One of his most notable followers, the Marquess Folco de Baroncelli-Javon, took a lasting fancy for the american hero and it's Wild West Show.
In a fascinating book : " Cock and Bull Stories: Folco de Baroncelli and the Invention of the Camargue", (univ of Nebraska) Robert Zaretsky links the most respected poet of Provence with Buffalo Bill, Sioux Indians, and the horse-mounted gardians, the cowboys of Camargue. The Cock is the Gallic symbol of France, and the Bull stands for southern France with its deeply different history and culture. Langage and economic issues of the domination by the northern " francimans" of the southern " povre merjonaux" are dealt with in this ingenious book which adopts a thesis little in vogue with french researchers, whose careers depends of the reveration of a French Republic united around ideals professed by the Paris media.
Folco de Baroncelli, a local aristocrat who married into wine, failed to be the follower of Mistral.

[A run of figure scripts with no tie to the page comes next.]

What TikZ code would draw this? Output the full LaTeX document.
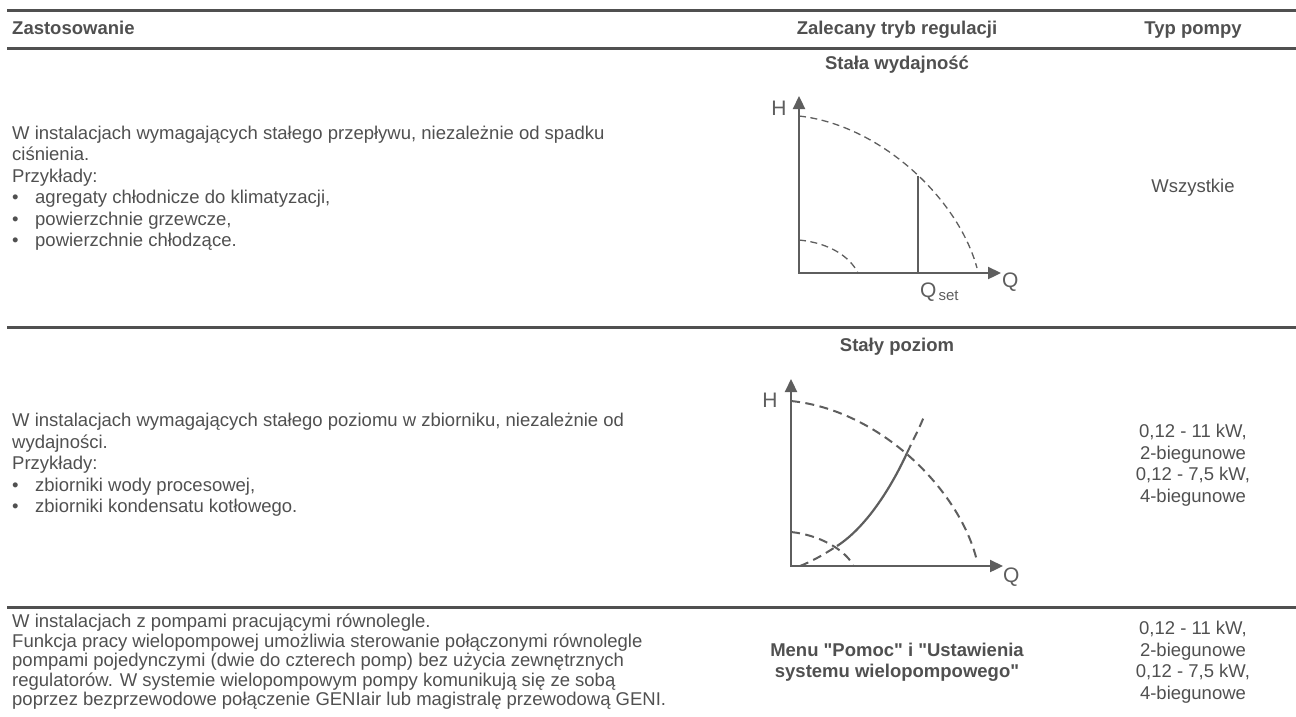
\documentclass[tikz,border=0pt]{standalone}
\usepackage{fontspec}
\setmainfont{Liberation Sans}
\setmonofont{Liberation Sans}
\usetikzlibrary{arrows.meta}
\definecolor{tg}{HTML}{505050}
\definecolor{lg}{HTML}{5E5E5E}
\newcommand{\dq}{{\ttfamily\char34}}
\begin{document}
\begin{tikzpicture}[x=1pt,y=-1pt,
  rulex/.style={line width=3pt,draw=tg},
  body/.style={inner sep=0pt,text=tg,font=\fontsize{18.5}{21.5}\selectfont},
  bodyt/.style={inner sep=0pt,text=tg,font=\fontsize{18.5}{19.5}\selectfont},
  head/.style={inner sep=0pt,text=tg,font=\fontsize{18.5}{21.5}\selectfont\bfseries},
  lbl/.style={inner sep=0pt,text=lg,font=\fontsize{21}{21}\selectfont},
  axis/.style={line width=2.3pt,draw=lg,{Triangle[length=13pt,width=12pt]}-{Triangle[length=13pt,width=12pt]}},
  thindash/.style={line width=1.3pt,draw=lg,dash pattern=on 7pt off 4.5pt},
  thickdash/.style={line width=2pt,draw=lg,dash pattern=on 9pt off 5.5pt},
  solidc/.style={line width=2.2pt,draw=lg}]
\useasboundingbox (0,0) rectangle (1296,716);
% rules
\draw[rulex] (7,10) -- (1296,10);
\draw[rulex] (7,48) -- (1296,48);
\draw[rulex] (7,327) -- (1296,327);
\draw[rulex] (7,607) -- (1296,607);
% header
\node[head,anchor=base west] (h1) at (12,34.5) {Zastosowanie};
\node[head,anchor=base] (h2) at (897,34.5) {Zalecany tryb regulacji};
\node[head,anchor=base] (h3) at (1193,34.5) {Typ pompy};
% row 1
\node[head,anchor=base] (t1) at (897,69.5) {Stała wydajność};
\node[body,anchor=west,align=left] (a1) at (12,188) {W instalacjach wymagających stałego przepływu, niezależnie od spadku\\
ciśnienia.\\
Przykłady:\\
\makebox[23pt][l]{•}agregaty chłodnicze do klimatyzacji,\\
\makebox[23pt][l]{•}powierzchnie grzewcze,\\
\makebox[23pt][l]{•}powierzchnie chłodzące.};
\node[body,anchor=base] (p1) at (1193,192.5) {Wszystkie};
% graph 1
\coordinate (o1) at (799,273);
\coordinate (y1) at (799,96);
\coordinate (x1) at (1001,273);
\draw[axis] (y1) -- (o1) -- (x1);
\node[lbl] (H1) at (779,108) {H};
\node[lbl,anchor=west] (Q1) at (1002,282) {Q};
\coordinate (c1a) at (799,116);
\coordinate (c1b) at (977,268);
\draw[thindash] (c1a) .. controls (880,125) and (958,198) .. (c1b);
\coordinate (c2a) at (799,240);
\coordinate (c2b) at (858,273);
\draw[thindash] (c2a) .. controls (830,243) and (850,257) .. (c2b);
\coordinate (qs) at (918,273);
\coordinate (qt) at (918,176);
\draw[solidc] (qs) -- (qt);
\node[inner sep=0pt,text=lg,anchor=base west] (Qs) at (920,297) {\fontsize{21}{21}\selectfont Q\kern2pt\raisebox{-3pt}{\fontsize{15}{15}\selectfont set}};
% row 2
\node[head,anchor=base] (t2) at (897,351.5) {Stały poziom};
\node[body,anchor=west,align=left] (a2) at (12,465) {W instalacjach wymagających stałego poziomu w zbiorniku, niezależnie od\\
wydajności.\\
Przykłady:\\
\makebox[23pt][l]{•}zbiorniki wody procesowej,\\
\makebox[23pt][l]{•}zbiorniki kondensatu kotłowego.};
\node[body,align=center] (p2) at (1193,465) {0,12 - 11 kW,\\2-biegunowe\\0,12 - 7,5 kW,\\4-biegunowe};
% graph 2
\coordinate (o2) at (791,566);
\coordinate (y2) at (791,379);
\coordinate (x2) at (1003,566);
\draw[axis] (y2) -- (o2) -- (x2);
\node[lbl] (H2) at (770,400) {H};
\node[lbl,anchor=west] (Q2) at (1003,577) {Q};
\coordinate (d1a) at (791,401);
\coordinate (d1b) at (977,561);
\draw[thickdash] (d1a) .. controls (880,410) and (960,490) .. (d1b);
\coordinate (d2a) at (791,532);
\coordinate (d2b) at (853,565);
\draw[thickdash] (d2a) .. controls (820,535) and (845,550) .. (d2b);
\coordinate (s0) at (800,566);
\coordinate (s1) at (837,546);
\coordinate (s2) at (907,453);
\coordinate (s3) at (925,414);
\draw[thickdash] (s0) .. controls (815,560) and (826,553) .. (s1);
\draw[solidc] (s1) .. controls (865,528) and (890,490) .. (s2);
\draw[thickdash] (s2) .. controls (914,438) and (920,427) .. (s3);
% row 3
\node[bodyt,anchor=west,align=left] (a3) at (12,662) {W instalacjach z pompami pracującymi równolegle.\\
Funkcja pracy wielopompowej umożliwia sterowanie połączonymi równolegle\\
pompami pojedynczymi (dwie do czterech pomp) bez użycia zewnętrznych\\
regulatorów. W systemie wielopompowym pompy komunikują się ze sobą\\
poprzez bezprzewodowe połączenie GENIair lub magistralę przewodową GENI.};
\node[head,align=center] (m3) at (897,662) {Menu \dq Pomoc\dq{} i \dq Ustawienia\\systemu wielopompowego\dq};
\node[body,align=center] (p3) at (1193,662) {0,12 - 11 kW,\\2-biegunowe\\0,12 - 7,5 kW,\\4-biegunowe};
\end{tikzpicture}
\end{document}
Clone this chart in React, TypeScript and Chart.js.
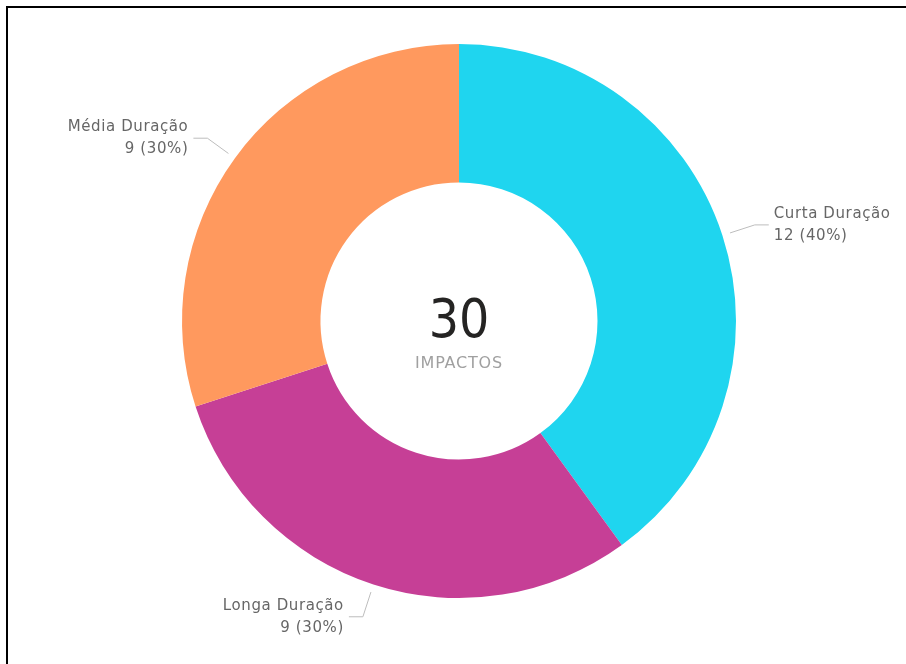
import React, { useEffect, useRef } from "react";
import { Chart, registerables } from "chart.js";

Chart.register(...registerables);

const categories = ["Curta Duração", "Longa Duração", "Média Duração"];
const values = [12, 9, 9];
const colors = ["#1FD5EF", "#C63F96", "#FF995E"];
const totalLabel = "IMPACTOS";

const FONT = "'DejaVu Sans', sans-serif";
const NUMFONT = "'DejaVu Sans Condensed', 'DejaVu Sans', sans-serif";

const labelPlugin = {
  id: "donutLabels",
  afterDatasetsDraw(chart: any) {
    const ctx = chart.ctx;
    const meta = chart.getDatasetMeta(0);
    const ds = chart.data.datasets[0].data as number[];
    const total = ds.reduce((a, b) => a + b, 0);
    ctx.save();
    meta.data.forEach((arc: any, i: number) => {
      const { x, y, startAngle, endAngle, outerRadius } = arc.getProps(
        ["x", "y", "startAngle", "endAngle", "outerRadius"],
        true
      );
      const mid = (startAngle + endAngle) / 2;
      const c = Math.cos(mid);
      const s = Math.sin(mid);
      const p1x = x + (outerRadius + 8) * c;
      const p1y = y + (outerRadius + 8) * s;
      const p2x = x + (outerRadius + 34) * c;
      const p2y = y + (outerRadius + 34) * s;
      const right = c >= 0;
      const p3x = p2x + (right ? 14 : -14);
      ctx.strokeStyle = "#BDBDBD";
      ctx.lineWidth = 1;
      ctx.beginPath();
      ctx.moveTo(p1x, p1y);
      ctx.lineTo(p2x, p2y);
      ctx.lineTo(p3x, p2y);
      ctx.stroke();
      ctx.fillStyle = "#666666";
      ctx.font = `15px ${FONT}`;
      ctx.letterSpacing = "0.6px";
      ctx.textAlign = right ? "left" : "right";
      ctx.textBaseline = "middle";
      const tx = p3x + (right ? 5 : -5);
      const pct = Math.round((ds[i] / total) * 100);
      ctx.fillText(chart.data.labels[i], tx, p2y - 11);
      ctx.fillText(`${ds[i]} (${pct}%)`, tx, p2y + 11);
    });
    // center text
    const arc0 = meta.data[0];
    const cx = arc0.x;
    const cy = arc0.y;
    ctx.textAlign = "center";
    ctx.textBaseline = "alphabetic";
    ctx.letterSpacing = "0px";
    ctx.fillStyle = "#252423";
    ctx.font = `53px ${NUMFONT}`;
    ctx.fillText(String(total), cx, cy + 16);
    ctx.fillStyle = "#A0A0A0";
    ctx.font = `16px ${FONT}`;
    ctx.letterSpacing = "0.8px";
    ctx.fillText(totalLabel, cx, cy + 47);
    ctx.restore();
  },
};

export default function App() {
  const ref = useRef<HTMLCanvasElement>(null);
  useEffect(() => {
    document.body.style.margin = "0";
    const chart = new Chart(ref.current!, {
      type: "doughnut",
      data: {
        labels: categories,
        datasets: [
          {
            data: values,
            backgroundColor: colors,
            borderWidth: 0,
          },
        ],
      },
      options: {
        animation: false,
        responsive: false,
        cutout: "50%",
        layout: { padding: { top: 44, bottom: 66, left: 182, right: 170 } },
        plugins: { legend: { display: false }, tooltip: { enabled: false } },
      },
      plugins: [labelPlugin],
    });
    return () => chart.destroy();
  }, []);
  return (
    <div style={{ position: "fixed", left: 0, top: 0, width: 906, height: 664, background: "#fff" }}>
      <div
        style={{
          position: "absolute",
          left: 6,
          top: 6,
          right: 0,
          bottom: 0,
          borderTop: "2px solid #000",
          borderLeft: "2px solid #000",
        }}
      />
      <canvas ref={ref} width={906} height={664} style={{ position: "absolute", left: 0, top: 0 }} />
    </div>
  );
}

A relatively mediocre writer, he was deeply moved by the fate of the Oglala Sioux, a Native American people, reinvented the history of Camargue, the Rhone delta region, rich in wild horses, bulls, pink flamingoes and mosquitoes. Galvanized by the example set by Buffalo Bill Cody, Baroncelli did recast the Camargue as 'le far-ouest' of France. The fun, and little know part of the story is that he himself created from scratch the 'immemorial' traditions he battled to protect. The costume, ceremonial, mythic origins, in fact the whole concept of " nacioun guardiano", developped in a few years and later endorsed by politicians and tour-operators alike, is entirely his doing. Creating one of the last myth of his country didn't bring him much money, though : Having sold his palace in the heart of Avignon, his wife's wine estates, he retired in Camargue and died in 1942 in Avignon when the civilan population delta was evacuated by the Germans in the preparation of the american landing in Provence.